[Records with drawing code]
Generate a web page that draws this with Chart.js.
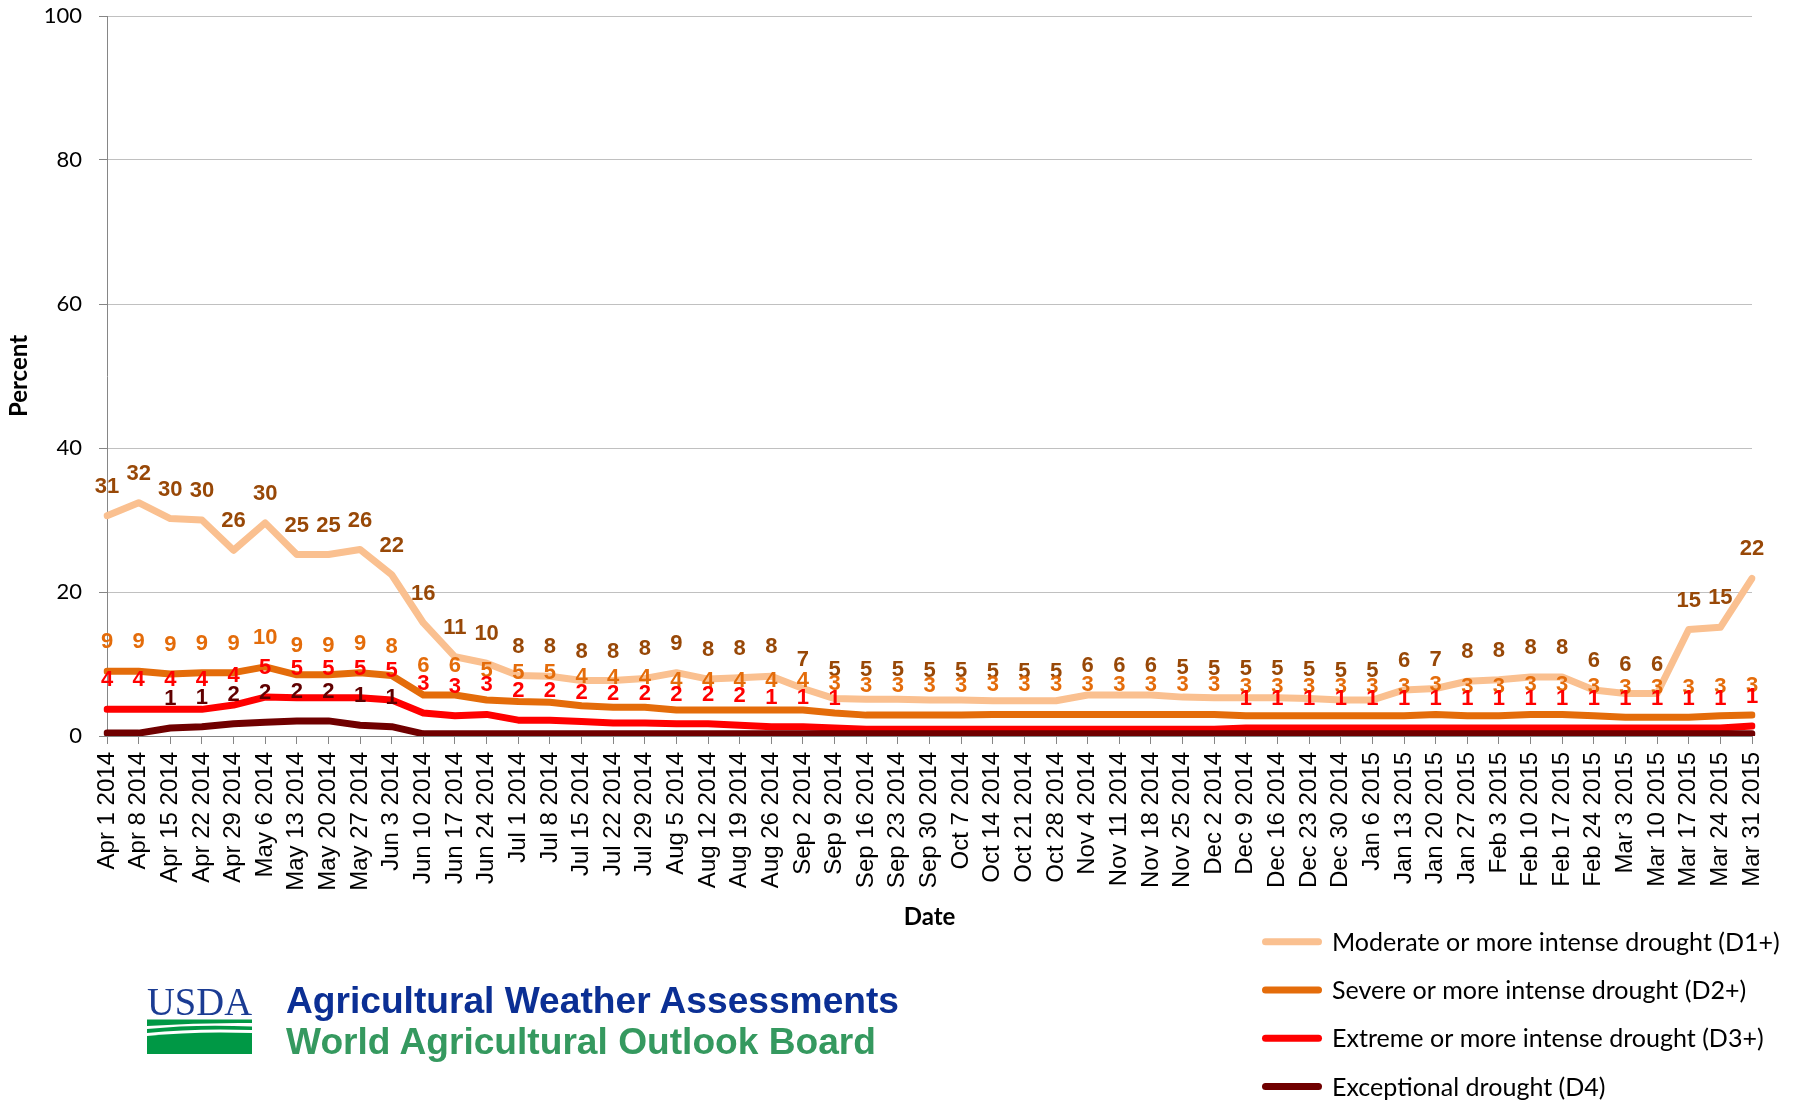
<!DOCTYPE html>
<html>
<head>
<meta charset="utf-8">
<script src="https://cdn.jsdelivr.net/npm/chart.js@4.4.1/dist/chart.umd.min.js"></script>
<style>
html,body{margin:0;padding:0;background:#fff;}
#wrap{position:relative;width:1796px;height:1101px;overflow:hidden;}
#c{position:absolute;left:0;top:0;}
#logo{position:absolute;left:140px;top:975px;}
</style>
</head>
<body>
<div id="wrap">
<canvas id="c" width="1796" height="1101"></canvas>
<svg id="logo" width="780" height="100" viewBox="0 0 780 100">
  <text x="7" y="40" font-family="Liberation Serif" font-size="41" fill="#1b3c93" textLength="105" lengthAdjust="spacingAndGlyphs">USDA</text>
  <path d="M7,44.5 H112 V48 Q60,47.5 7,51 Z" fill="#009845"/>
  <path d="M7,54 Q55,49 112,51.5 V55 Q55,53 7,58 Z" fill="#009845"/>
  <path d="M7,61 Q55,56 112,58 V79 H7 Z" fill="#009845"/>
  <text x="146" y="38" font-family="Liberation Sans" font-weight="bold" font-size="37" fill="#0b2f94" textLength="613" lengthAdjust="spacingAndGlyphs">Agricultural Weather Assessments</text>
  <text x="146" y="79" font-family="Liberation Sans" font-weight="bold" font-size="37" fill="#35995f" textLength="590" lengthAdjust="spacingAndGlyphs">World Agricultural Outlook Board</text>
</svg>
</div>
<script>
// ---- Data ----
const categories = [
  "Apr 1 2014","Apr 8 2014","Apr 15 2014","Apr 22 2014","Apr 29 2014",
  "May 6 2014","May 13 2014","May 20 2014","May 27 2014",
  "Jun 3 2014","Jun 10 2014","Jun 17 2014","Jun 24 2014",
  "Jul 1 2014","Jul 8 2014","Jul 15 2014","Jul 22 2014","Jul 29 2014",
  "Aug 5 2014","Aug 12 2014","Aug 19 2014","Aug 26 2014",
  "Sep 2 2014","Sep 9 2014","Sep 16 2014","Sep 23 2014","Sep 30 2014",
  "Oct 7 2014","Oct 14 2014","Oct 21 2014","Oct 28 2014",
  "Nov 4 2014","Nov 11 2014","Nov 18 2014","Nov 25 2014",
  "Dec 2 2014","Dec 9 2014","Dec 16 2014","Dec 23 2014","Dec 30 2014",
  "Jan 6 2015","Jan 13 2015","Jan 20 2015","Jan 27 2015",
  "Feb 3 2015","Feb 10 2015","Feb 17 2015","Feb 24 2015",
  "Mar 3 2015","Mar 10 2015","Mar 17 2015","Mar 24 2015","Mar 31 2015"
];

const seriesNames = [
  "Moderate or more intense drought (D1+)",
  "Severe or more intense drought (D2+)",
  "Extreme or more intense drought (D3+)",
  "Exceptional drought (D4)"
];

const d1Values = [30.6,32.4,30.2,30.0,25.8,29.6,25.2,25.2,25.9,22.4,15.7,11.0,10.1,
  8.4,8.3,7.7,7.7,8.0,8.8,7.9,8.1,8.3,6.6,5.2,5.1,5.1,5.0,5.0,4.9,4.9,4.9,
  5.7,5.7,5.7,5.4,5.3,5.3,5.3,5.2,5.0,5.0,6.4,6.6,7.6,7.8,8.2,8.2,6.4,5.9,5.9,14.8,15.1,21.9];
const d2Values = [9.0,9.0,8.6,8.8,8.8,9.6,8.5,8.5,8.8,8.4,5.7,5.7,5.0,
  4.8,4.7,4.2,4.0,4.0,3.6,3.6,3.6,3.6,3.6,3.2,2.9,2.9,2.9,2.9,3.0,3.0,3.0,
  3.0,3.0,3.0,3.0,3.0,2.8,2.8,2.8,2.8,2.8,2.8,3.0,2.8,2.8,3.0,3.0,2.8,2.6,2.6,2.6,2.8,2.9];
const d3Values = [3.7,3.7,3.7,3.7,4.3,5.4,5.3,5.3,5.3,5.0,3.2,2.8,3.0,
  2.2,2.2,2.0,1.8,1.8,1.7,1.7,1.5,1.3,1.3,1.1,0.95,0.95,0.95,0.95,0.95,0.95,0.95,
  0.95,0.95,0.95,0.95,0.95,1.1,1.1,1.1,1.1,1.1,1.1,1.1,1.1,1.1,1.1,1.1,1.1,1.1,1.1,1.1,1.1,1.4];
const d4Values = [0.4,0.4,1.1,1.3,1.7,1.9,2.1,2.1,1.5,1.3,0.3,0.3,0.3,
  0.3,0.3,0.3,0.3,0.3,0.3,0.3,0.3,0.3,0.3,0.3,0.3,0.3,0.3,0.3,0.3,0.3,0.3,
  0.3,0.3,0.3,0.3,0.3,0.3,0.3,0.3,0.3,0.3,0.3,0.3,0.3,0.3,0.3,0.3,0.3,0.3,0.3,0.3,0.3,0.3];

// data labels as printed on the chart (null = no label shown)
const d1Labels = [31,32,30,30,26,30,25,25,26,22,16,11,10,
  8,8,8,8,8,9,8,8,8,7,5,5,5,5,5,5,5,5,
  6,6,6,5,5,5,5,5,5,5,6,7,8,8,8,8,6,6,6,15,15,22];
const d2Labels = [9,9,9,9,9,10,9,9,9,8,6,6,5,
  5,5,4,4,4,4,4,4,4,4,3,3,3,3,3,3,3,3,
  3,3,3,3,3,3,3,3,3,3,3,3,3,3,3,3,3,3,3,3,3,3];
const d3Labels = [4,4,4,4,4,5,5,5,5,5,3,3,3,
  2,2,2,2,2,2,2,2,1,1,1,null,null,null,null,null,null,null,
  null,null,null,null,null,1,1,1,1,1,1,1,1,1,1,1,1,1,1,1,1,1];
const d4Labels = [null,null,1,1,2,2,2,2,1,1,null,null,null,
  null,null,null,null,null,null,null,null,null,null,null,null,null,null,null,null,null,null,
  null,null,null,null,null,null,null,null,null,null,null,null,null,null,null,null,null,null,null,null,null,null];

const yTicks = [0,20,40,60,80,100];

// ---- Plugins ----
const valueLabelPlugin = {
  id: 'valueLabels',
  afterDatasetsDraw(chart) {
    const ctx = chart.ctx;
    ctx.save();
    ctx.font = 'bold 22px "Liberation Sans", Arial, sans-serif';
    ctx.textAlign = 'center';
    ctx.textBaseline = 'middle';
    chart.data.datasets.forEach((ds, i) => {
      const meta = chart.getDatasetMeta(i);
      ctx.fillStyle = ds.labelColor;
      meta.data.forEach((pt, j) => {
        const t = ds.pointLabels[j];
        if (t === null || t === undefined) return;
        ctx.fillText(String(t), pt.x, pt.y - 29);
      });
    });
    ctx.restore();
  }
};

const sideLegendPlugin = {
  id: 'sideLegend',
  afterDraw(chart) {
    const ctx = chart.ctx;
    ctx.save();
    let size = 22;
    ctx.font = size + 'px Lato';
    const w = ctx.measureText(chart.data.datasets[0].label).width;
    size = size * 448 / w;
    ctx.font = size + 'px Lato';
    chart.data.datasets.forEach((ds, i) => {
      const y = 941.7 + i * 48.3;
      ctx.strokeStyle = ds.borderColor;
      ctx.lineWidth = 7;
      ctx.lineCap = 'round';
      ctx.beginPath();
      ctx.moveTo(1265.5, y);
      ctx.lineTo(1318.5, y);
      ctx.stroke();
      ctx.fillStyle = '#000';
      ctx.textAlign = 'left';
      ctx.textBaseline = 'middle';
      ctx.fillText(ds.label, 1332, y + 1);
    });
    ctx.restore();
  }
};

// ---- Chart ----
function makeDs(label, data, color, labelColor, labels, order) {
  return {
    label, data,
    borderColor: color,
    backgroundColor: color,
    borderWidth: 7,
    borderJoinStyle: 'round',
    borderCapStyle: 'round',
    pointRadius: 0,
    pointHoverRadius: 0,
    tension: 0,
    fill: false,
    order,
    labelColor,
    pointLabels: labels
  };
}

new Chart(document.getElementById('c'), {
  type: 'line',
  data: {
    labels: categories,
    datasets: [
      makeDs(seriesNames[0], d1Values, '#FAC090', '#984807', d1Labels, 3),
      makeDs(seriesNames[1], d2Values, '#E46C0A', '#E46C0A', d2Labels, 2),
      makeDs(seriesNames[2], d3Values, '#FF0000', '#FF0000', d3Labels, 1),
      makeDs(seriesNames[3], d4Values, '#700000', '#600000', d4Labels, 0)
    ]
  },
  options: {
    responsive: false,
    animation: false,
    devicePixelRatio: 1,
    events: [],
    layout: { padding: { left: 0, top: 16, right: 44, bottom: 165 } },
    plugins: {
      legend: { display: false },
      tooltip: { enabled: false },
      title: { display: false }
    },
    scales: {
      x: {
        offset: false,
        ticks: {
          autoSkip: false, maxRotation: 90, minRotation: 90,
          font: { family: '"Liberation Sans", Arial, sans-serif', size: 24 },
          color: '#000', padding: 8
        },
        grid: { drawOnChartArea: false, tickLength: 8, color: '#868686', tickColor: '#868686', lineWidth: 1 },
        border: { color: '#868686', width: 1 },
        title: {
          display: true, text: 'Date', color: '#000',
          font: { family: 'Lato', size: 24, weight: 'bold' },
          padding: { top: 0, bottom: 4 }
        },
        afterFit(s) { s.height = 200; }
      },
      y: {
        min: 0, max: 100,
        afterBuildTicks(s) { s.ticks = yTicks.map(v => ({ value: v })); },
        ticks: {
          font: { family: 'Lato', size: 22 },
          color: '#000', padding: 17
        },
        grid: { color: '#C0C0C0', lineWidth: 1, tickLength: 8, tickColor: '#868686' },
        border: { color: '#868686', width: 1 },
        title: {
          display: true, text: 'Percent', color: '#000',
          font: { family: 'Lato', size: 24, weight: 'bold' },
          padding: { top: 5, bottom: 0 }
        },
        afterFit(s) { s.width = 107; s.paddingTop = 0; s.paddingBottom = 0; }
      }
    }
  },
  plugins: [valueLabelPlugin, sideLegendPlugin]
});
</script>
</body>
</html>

==

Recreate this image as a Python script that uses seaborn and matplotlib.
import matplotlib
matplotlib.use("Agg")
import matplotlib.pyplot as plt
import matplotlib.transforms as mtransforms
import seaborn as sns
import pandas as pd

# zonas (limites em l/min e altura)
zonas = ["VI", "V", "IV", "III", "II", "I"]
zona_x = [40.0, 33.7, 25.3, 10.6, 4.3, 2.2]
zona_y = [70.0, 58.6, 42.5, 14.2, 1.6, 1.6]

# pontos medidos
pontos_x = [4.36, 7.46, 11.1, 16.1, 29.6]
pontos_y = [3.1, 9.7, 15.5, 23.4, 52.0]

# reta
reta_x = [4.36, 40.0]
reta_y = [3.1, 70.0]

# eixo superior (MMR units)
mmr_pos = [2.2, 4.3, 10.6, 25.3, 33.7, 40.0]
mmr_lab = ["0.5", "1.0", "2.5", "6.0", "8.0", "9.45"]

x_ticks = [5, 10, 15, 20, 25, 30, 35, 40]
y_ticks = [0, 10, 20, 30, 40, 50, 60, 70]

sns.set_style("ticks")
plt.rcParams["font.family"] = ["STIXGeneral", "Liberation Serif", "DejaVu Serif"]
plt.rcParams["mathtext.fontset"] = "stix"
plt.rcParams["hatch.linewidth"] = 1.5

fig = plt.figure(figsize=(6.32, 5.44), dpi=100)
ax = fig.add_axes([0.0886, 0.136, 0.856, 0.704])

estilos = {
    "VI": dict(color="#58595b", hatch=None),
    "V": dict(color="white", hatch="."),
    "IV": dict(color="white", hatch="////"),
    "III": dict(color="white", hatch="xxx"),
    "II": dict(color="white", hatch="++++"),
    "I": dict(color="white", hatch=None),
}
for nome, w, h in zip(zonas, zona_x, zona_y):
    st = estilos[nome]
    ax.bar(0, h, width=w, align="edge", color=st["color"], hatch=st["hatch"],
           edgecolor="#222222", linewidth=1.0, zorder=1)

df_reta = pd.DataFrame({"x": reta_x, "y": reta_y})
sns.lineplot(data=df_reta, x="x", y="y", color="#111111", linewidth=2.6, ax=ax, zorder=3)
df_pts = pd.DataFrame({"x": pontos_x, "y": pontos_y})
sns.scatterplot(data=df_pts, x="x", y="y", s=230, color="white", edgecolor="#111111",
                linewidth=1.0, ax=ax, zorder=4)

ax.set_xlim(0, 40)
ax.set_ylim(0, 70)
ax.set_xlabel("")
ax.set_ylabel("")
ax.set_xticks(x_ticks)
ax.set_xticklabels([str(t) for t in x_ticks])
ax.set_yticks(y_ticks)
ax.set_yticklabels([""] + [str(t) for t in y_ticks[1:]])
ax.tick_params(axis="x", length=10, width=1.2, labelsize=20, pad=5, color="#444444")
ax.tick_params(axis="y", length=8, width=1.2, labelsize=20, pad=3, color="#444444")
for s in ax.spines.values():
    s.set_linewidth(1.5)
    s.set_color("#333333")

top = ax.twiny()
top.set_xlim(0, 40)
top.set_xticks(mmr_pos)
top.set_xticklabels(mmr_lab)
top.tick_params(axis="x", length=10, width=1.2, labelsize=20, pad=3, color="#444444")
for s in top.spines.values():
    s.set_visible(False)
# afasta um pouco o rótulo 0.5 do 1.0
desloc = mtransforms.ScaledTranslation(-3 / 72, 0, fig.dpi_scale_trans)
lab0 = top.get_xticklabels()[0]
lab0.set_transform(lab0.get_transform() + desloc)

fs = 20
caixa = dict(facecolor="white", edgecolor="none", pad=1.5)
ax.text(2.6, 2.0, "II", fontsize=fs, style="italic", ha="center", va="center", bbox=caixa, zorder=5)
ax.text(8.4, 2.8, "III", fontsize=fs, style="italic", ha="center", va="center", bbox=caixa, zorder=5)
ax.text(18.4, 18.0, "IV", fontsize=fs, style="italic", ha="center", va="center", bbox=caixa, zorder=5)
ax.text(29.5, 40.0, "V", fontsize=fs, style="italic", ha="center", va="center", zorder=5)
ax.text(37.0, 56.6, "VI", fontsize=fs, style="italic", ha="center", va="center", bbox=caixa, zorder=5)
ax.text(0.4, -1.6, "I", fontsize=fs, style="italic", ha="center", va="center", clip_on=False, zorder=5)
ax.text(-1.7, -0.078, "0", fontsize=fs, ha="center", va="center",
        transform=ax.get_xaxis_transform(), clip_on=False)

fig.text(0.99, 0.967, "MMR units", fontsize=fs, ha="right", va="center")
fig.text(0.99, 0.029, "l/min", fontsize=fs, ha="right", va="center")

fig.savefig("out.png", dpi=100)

◆ Exercise: Filter the data, keeping only the lines that contain "this".

◆ Result of the task:
Generate a web page that draws this with Chart.js.
Recreate this image as a Python script that uses seaborn and matplotlib.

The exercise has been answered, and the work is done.